**AIM OF THE EXERCISE**
Below is a listing to write out in full, exactly as given, without its pictures.

* Start *

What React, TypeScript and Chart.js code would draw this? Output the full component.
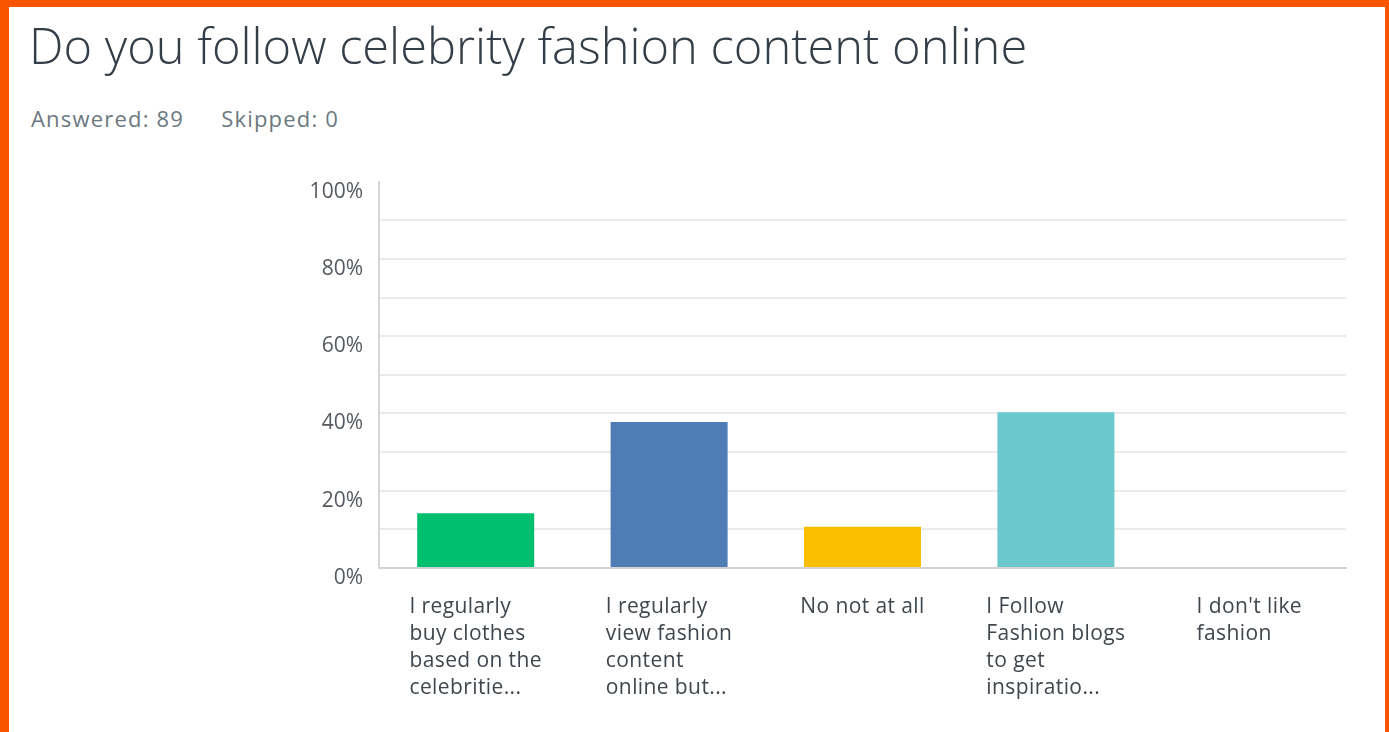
import React, { useEffect, useRef } from "react";
import { Chart, registerables } from "chart.js";

Chart.register(...registerables);

const titleText = "Do you follow celebrity fashion content online";
const answeredText = "Answered: 89";
const skippedText = "Skipped: 0";

const categories: string[][] = [
  ["I regularly", "buy clothes", "based on the", "celebritie..."],
  ["I regularly", "view fashion", "content", "online but..."],
  ["No not at all"],
  ["I Follow", "Fashion blogs", "to get", "inspiratio..."],
  ["I don't like", "fashion"],
];
const values: number[] = [14.2, 37.8, 10.7, 40.3, 0];
const barColors: string[] = ["#00bf6f", "#507cb6", "#f9be00", "#6bc8cd", "#ff8b4f"];
const yTicks: number[] = [0, 10, 20, 30, 40, 50, 60, 70, 80, 90, 100];

const FONT = "'Open Sans', 'Noto Sans', sans-serif";

const xLabelPlugin = {
  id: "xLabelPlugin",
  afterDraw(chart: any) {
    const ctx = chart.ctx;
    const xs = chart.scales.x;
    const base = chart.chartArea.bottom;
    ctx.save();
    ctx.font = `21px ${FONT}`;
    try {
      (ctx as any).letterSpacing = "0.4px";
    } catch (e) {}
    ctx.fillStyle = "#3f464d";
    ctx.textAlign = "left";
    ctx.textBaseline = "alphabetic";
    categories.forEach((lines, i) => {
      const maxW = Math.max(...lines.map((l) => ctx.measureText(l).width));
      const x0 = xs.getPixelForValue(i) - maxW / 2;
      lines.forEach((l, j) => {
        ctx.fillText(l, x0, base + 45 + j * 27);
      });
    });
    ctx.restore();
  },
};

export default function App() {
  const canvasRef = useRef<HTMLCanvasElement | null>(null);

  useEffect(() => {
    document.body.style.margin = "0";
    const canvas = canvasRef.current;
    if (!canvas) return;
    const chart = new Chart(canvas, {
      type: "bar",
      data: {
        labels: categories.map((c) => c.join(" ")),
        datasets: [
          {
            data: values,
            backgroundColor: barColors,
            borderWidth: 0,
            barPercentage: 0.605,
            categoryPercentage: 1,
          },
        ],
      },
      plugins: [xLabelPlugin],
      options: {
        responsive: false,
        animation: false,
        maintainAspectRatio: false,
        layout: { padding: { left: 0, right: 39, top: 14, bottom: 164 } },
        plugins: {
          legend: { display: false },
          tooltip: { enabled: false },
          title: { display: false },
        },
        scales: {
          x: {
            ticks: { display: false },
            grid: { display: false, drawTicks: false },
            border: { display: true, color: "#d3d3d3", width: 2 },
          },
          y: {
            min: 0,
            max: 100,
            afterFit: (scale: any) => {
              scale.width = 370;
            },
            afterBuildTicks: (scale: any) => {
              scale.ticks = yTicks.map((v) => ({ value: v }));
            },
            ticks: {
              stepSize: 10,
              padding: 16,
              labelOffset: 10,
              color: "#555a60",
              font: { family: FONT, size: 21 },
              callback: (v: any) => (Number(v) % 20 === 0 ? `${v}%` : ""),
            },
            grid: {
              drawTicks: false,
              color: (c: any) =>
                c.tick && (c.tick.value === 100 || c.tick.value === 0) ? "rgba(0,0,0,0)" : "#ebebeb",
              lineWidth: 2,
            },
            border: { display: true, color: "#d6d6d6", width: 2 },
          },
        },
      },
    });
    return () => chart.destroy();
  }, []);

  return (
    <div
      style={{
        position: "relative",
        width: 1389,
        height: 732,
        background: "#fa5400",
        overflow: "hidden",
      }}
    >
      <div
        style={{
          position: "absolute",
          left: 9,
          top: 7,
          width: 1376,
          height: 725,
          background: "#ffffff",
        }}
      />
      <div
        style={{
          position: "absolute",
          left: 29,
          top: 15,
          fontFamily: FONT,
          fontWeight: 300,
          fontSize: 48.8,
          lineHeight: "60px",
          color: "#333e48",
          whiteSpace: "nowrap",
        }}
      >
        {titleText}
      </div>
      <div
        style={{
          position: "absolute",
          left: 31,
          top: 103,
          fontFamily: FONT,
          fontSize: 22,
          letterSpacing: "1.2px",
          lineHeight: "30px",
          color: "#6b787f",
          whiteSpace: "nowrap",
        }}
      >
        <span>{answeredText}</span>
        <span style={{ marginLeft: 37 }}>{skippedText}</span>
      </div>
      <canvas
        ref={canvasRef}
        width={1376}
        height={579}
        style={{ position: "absolute", left: 9, top: 153, width: 1376, height: 579 }}
      />
    </div>
  );
}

* End *

**RESULT OF THIS EXERCISE**
What React, TypeScript and Chart.js code would draw this? Output the full component.
import React, { useEffect, useRef } from "react";
import { Chart, registerables } from "chart.js";

Chart.register(...registerables);

const titleText = "Do you follow celebrity fashion content online";
const answeredText = "Answered: 89";
const skippedText = "Skipped: 0";

const categories: string[][] = [
  ["I regularly", "buy clothes", "based on the", "celebritie..."],
  ["I regularly", "view fashion", "content", "online but..."],
  ["No not at all"],
  ["I Follow", "Fashion blogs", "to get", "inspiratio..."],
  ["I don't like", "fashion"],
];
const values: number[] = [14.2, 37.8, 10.7, 40.3, 0];
const barColors: string[] = ["#00bf6f", "#507cb6", "#f9be00", "#6bc8cd", "#ff8b4f"];
const yTicks: number[] = [0, 10, 20, 30, 40, 50, 60, 70, 80, 90, 100];

const FONT = "'Open Sans', 'Noto Sans', sans-serif";

const xLabelPlugin = {
  id: "xLabelPlugin",
  afterDraw(chart: any) {
    const ctx = chart.ctx;
    const xs = chart.scales.x;
    const base = chart.chartArea.bottom;
    ctx.save();
    ctx.font = `21px ${FONT}`;
    try {
      (ctx as any).letterSpacing = "0.4px";
    } catch (e) {}
    ctx.fillStyle = "#3f464d";
    ctx.textAlign = "left";
    ctx.textBaseline = "alphabetic";
    categories.forEach((lines, i) => {
      const maxW = Math.max(...lines.map((l) => ctx.measureText(l).width));
      const x0 = xs.getPixelForValue(i) - maxW / 2;
      lines.forEach((l, j) => {
        ctx.fillText(l, x0, base + 45 + j * 27);
      });
    });
    ctx.restore();
  },
};

export default function App() {
  const canvasRef = useRef<HTMLCanvasElement | null>(null);

  useEffect(() => {
    document.body.style.margin = "0";
    const canvas = canvasRef.current;
    if (!canvas) return;
    const chart = new Chart(canvas, {
      type: "bar",
      data: {
        labels: categories.map((c) => c.join(" ")),
        datasets: [
          {
            data: values,
            backgroundColor: barColors,
            borderWidth: 0,
            barPercentage: 0.605,
            categoryPercentage: 1,
          },
        ],
      },
      plugins: [xLabelPlugin],
      options: {
        responsive: false,
        animation: false,
        maintainAspectRatio: false,
        layout: { padding: { left: 0, right: 39, top: 14, bottom: 164 } },
        plugins: {
          legend: { display: false },
          tooltip: { enabled: false },
          title: { display: false },
        },
        scales: {
          x: {
            ticks: { display: false },
            grid: { display: false, drawTicks: false },
            border: { display: true, color: "#d3d3d3", width: 2 },
          },
          y: {
            min: 0,
            max: 100,
            afterFit: (scale: any) => {
              scale.width = 370;
            },
            afterBuildTicks: (scale: any) => {
              scale.ticks = yTicks.map((v) => ({ value: v }));
            },
            ticks: {
              stepSize: 10,
              padding: 16,
              labelOffset: 10,
              color: "#555a60",
              font: { family: FONT, size: 21 },
              callback: (v: any) => (Number(v) % 20 === 0 ? `${v}%` : ""),
            },
            grid: {
              drawTicks: false,
              color: (c: any) =>
                c.tick && (c.tick.value === 100 || c.tick.value === 0) ? "rgba(0,0,0,0)" : "#ebebeb",
              lineWidth: 2,
            },
            border: { display: true, color: "#d6d6d6", width: 2 },
          },
        },
      },
    });
    return () => chart.destroy();
  }, []);

  return (
    <div
      style={{
        position: "relative",
        width: 1389,
        height: 732,
        background: "#fa5400",
        overflow: "hidden",
      }}
    >
      <div
        style={{
          position: "absolute",
          left: 9,
          top: 7,
          width: 1376,
          height: 725,
          background: "#ffffff",
        }}
      />
      <div
        style={{
          position: "absolute",
          left: 29,
          top: 15,
          fontFamily: FONT,
          fontWeight: 300,
          fontSize: 48.8,
          lineHeight: "60px",
          color: "#333e48",
          whiteSpace: "nowrap",
        }}
      >
        {titleText}
      </div>
      <div
        style={{
          position: "absolute",
          left: 31,
          top: 103,
          fontFamily: FONT,
          fontSize: 22,
          letterSpacing: "1.2px",
          lineHeight: "30px",
          color: "#6b787f",
          whiteSpace: "nowrap",
        }}
      >
        <span>{answeredText}</span>
        <span style={{ marginLeft: 37 }}>{skippedText}</span>
      </div>
      <canvas
        ref={canvasRef}
        width={1376}
        height={579}
        style={{ position: "absolute", left: 9, top: 153, width: 1376, height: 579 }}
      />
    </div>
  );
}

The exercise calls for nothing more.